I recall on another post for engine selection that the engine mounts that came with it were for bump box only, and were to short for a pull starter.
That makes sense since it's a racing kit. Then yeah, would be better to get the proper mount vs raising it with spacers or something. The mount conducts heat to the chassis, so the more contact area it has with the flanges, the better. Also would flex less.
 
My only suggestions are
- I'd really go with a waterproof t/b servo just for peace of mind (may have mentioned that before)

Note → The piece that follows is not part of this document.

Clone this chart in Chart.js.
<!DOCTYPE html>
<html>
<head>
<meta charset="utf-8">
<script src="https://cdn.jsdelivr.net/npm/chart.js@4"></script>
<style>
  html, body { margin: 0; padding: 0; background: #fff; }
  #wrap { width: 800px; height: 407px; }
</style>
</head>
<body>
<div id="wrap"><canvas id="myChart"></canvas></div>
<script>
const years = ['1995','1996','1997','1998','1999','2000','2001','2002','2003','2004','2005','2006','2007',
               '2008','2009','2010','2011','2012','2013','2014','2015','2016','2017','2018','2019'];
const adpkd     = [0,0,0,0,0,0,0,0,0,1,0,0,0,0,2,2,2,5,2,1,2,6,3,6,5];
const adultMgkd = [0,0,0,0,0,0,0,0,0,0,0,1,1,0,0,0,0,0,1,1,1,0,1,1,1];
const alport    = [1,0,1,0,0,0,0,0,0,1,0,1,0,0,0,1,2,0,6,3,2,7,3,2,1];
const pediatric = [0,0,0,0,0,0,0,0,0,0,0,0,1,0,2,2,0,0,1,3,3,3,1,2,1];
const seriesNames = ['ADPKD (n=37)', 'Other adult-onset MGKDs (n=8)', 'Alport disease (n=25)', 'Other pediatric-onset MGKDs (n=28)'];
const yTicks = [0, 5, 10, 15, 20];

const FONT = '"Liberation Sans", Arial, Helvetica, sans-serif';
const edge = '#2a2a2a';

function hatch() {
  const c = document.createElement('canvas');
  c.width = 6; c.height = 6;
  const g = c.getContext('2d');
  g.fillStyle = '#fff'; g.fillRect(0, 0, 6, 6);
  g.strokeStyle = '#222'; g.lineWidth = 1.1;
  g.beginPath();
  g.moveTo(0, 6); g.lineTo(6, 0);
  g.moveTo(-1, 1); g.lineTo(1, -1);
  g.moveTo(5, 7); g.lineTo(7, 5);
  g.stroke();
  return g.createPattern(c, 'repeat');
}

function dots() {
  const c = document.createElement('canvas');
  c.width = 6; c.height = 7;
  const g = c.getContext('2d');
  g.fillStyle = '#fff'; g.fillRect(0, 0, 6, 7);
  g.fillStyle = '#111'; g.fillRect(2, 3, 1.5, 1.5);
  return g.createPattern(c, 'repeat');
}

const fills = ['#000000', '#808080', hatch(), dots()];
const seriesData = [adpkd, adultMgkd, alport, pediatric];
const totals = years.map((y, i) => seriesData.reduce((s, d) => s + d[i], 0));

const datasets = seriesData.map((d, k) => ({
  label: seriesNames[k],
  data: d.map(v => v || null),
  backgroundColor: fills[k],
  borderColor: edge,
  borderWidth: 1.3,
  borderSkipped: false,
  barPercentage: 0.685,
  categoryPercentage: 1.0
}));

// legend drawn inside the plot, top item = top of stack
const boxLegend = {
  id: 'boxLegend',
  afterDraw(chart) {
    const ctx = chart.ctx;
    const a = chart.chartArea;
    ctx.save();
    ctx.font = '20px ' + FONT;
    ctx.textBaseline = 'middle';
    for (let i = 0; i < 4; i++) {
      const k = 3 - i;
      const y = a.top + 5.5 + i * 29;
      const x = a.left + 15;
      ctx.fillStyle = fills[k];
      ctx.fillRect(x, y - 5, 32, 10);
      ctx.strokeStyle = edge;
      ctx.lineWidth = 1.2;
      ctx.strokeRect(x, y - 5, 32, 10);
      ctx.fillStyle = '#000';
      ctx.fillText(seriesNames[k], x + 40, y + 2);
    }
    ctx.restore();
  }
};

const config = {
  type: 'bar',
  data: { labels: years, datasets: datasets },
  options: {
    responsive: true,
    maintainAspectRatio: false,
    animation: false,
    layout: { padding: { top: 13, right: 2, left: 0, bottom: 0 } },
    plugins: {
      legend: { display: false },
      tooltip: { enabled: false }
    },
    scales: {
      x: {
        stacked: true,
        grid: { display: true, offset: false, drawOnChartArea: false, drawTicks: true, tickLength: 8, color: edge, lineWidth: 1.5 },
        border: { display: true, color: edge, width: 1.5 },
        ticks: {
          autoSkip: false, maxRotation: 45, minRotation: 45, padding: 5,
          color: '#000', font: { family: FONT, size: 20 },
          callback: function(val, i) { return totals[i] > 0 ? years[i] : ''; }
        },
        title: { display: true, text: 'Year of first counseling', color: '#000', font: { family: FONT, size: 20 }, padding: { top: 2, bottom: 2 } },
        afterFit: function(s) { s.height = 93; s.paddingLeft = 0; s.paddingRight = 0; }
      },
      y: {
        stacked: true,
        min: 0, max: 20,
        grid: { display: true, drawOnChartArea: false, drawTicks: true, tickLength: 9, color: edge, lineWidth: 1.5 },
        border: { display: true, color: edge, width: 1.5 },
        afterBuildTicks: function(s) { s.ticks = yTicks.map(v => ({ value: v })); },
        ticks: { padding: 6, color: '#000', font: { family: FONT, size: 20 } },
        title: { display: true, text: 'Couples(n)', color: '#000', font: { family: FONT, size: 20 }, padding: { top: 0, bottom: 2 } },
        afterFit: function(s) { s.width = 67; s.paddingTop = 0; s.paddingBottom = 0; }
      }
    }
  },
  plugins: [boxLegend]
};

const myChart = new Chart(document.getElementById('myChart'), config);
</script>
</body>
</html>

- I'd go with a medium plug vs medium hot with 25% such as the FAST760-5 vs the FAST760-4

- I usually shy away from engines with composite carbs. Fully composite or otherwise. Fully composite ones wear a lot when the slide goes in/out then they bind or suck air, partially composite may leak where they are joined around the aluminum inserts (carb neck, throttle slide if there is alloy there). For the cost of the engine, may not be an immediate concern, just something to keep in mind a few gallons down the line.

I have a small 2S/3S charger like that, a dynamite 30w unit that I use for my micro's. It doesn't let you storage charge, but otherwise they are idiot proof. Was my first 2S lipo charger that I use with my micro's.

Is there a reason your also buying an engine mount? Looking at the parts explosion, it comes with one:
https://www.horizonhobby.com/engine-mount-set--8ight-40-tlr241017

I seen that as well ,I don't see any reason why he would have issues ,other than the mount itself ,he should
be ok with a mount change ,or if there was a spacer plate added!